Having been a teacher for the best part of 40 years – yes, it sounds very odd to write that now that I've retired – not to mention a parent of four children and grandmother, I have always tried hard not to judge other parents.
But I couldn’t help but be disturbed by a recent television interview I saw while on holiday of Kate Gosselin, American reality TV show personality, with her twin teenage daughters, Mady and Cara (main picture).
Kate brought the girls on the show after the girls did a recent magazine interview - at their mother's behest - about their 'normal' life and what a great mum they have - the more so because of the very public break-up of their parents’ marriage.
However, on live TV, they were asked a fairly straightforward question: what they wanted to tell the world about how they’re doing. The reaction? Both the girls clammed up.
I wasn't surprised. When I was a 13-year-old girl, there’s no way I could have gone on national television to talk about how I felt about my life.

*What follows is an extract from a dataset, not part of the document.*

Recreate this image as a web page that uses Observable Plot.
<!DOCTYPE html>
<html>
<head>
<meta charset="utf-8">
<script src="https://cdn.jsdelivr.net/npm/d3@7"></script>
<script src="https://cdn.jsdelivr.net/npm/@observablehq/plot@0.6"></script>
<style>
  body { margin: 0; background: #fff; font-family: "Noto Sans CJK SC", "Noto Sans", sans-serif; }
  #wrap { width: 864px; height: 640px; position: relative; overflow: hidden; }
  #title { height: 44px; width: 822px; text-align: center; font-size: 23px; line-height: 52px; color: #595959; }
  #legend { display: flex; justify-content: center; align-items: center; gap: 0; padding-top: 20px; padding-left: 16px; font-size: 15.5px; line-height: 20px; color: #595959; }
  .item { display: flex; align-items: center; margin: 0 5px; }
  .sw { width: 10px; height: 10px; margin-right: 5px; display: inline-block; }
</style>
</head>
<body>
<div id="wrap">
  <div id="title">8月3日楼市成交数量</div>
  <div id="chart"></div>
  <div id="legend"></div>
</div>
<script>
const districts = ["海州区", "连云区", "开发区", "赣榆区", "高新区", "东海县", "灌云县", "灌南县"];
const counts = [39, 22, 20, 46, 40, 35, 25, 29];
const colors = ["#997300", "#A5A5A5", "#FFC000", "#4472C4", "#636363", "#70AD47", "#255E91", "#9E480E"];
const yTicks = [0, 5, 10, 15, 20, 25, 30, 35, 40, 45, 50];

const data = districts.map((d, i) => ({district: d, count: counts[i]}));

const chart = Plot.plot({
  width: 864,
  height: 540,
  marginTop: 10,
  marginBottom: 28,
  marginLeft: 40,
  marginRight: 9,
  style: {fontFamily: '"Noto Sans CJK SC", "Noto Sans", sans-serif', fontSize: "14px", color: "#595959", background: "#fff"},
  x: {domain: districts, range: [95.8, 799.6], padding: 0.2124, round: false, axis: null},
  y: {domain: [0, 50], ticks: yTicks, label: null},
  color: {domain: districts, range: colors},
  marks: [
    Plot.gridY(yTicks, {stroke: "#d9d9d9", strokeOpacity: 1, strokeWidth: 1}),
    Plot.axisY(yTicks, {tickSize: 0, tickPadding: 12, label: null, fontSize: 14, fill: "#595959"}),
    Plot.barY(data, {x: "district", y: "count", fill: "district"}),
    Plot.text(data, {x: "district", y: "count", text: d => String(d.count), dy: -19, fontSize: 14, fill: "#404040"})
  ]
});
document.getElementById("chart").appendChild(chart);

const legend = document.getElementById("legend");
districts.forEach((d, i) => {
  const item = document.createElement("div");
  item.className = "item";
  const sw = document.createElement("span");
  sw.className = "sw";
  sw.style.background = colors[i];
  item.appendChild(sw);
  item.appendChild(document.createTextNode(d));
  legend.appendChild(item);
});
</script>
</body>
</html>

What did Kate Gosselin do? She snapped her fingers at Mady telling her to hurry up and speak. I was appalled. The television host tried to gloss over it and say it’s okay if Mady couldn’t put it in to words, but Kate looked shocked and said “No, it’s not”! Again - this wasn't all happened on national prime time television!

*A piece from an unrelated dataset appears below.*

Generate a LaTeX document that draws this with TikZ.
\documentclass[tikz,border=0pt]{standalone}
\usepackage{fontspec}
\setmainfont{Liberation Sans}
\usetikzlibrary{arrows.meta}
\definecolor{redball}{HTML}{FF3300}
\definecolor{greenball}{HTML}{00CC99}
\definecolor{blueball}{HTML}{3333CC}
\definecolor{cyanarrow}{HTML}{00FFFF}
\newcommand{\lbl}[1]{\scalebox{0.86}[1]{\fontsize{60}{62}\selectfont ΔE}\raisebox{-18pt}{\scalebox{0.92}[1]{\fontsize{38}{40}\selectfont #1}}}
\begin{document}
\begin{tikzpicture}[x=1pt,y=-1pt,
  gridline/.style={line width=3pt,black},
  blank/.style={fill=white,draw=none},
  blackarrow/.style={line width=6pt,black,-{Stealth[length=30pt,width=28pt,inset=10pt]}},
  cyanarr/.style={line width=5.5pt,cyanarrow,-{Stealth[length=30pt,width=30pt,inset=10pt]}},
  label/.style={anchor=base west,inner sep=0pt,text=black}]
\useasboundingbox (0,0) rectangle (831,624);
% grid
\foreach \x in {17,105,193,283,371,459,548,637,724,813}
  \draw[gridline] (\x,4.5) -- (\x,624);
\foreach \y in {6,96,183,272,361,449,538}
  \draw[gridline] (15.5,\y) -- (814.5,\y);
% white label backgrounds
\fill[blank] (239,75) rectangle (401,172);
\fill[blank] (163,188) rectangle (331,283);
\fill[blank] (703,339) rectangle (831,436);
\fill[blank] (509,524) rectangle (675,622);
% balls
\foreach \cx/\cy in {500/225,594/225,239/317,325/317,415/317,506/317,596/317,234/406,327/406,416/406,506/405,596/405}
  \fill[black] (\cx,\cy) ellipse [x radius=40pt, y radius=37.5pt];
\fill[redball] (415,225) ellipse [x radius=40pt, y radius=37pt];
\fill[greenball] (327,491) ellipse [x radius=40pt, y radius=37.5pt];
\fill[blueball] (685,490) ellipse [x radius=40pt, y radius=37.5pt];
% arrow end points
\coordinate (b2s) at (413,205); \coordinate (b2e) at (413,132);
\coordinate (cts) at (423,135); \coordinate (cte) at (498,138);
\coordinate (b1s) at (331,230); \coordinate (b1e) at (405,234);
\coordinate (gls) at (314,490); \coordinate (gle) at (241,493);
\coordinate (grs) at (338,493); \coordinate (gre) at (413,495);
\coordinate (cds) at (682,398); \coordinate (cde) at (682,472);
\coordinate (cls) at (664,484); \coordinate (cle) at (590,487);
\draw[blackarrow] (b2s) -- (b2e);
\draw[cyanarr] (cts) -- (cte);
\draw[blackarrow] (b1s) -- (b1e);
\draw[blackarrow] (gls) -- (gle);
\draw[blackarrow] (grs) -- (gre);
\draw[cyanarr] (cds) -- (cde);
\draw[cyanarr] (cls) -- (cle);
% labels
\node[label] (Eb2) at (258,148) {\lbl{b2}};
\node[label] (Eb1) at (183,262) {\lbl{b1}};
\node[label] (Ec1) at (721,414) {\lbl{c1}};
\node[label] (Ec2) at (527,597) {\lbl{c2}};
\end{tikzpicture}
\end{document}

But it went from bad to worse because Kate then decided to give her explanation of how she thinks her daughters feel. Kate finished by asking Mady if she has anything to say to which the teenager replied “No, you just said it.”
In seconds, Mady went from shy to overwhelmed to embarrassed to extremely annoyed. Her mother caused it.
This gets me to the point of this blog. In my experience, Kate should have been understanding in this situation. Even if a teenager clams up in private with friends and relatives, let alone on a national TV show, it is wrong to belittle them for whatever it is they're feeling or reacting to at that moment. Belittling feelings and an inability to express them is the worst thing a parent, teacher or other adult can do to a child.
It can be very difficult to get through to teenagers but it’s also important to give them the space to release their feelings when they're ready. It's also important to respect their feelings, their attitudes and their opinoins. Let them think for themselves and speak for themselves.
The most important thing you can do with teenagers is listen; ask questions about what they're thinking, as well as what they're doing; let them know you value and respect their input and opinions even if you don't agree with them; explain calmly and rationally why you don't agree with them. It is a time when they are churning through so many issues in their mind, pushing boundaries, having their values tested.
Watching teenagers grow and develop is a wonderful experience, and if you maintain a good and positive relationship with them, you will be rewarded with a friend for life.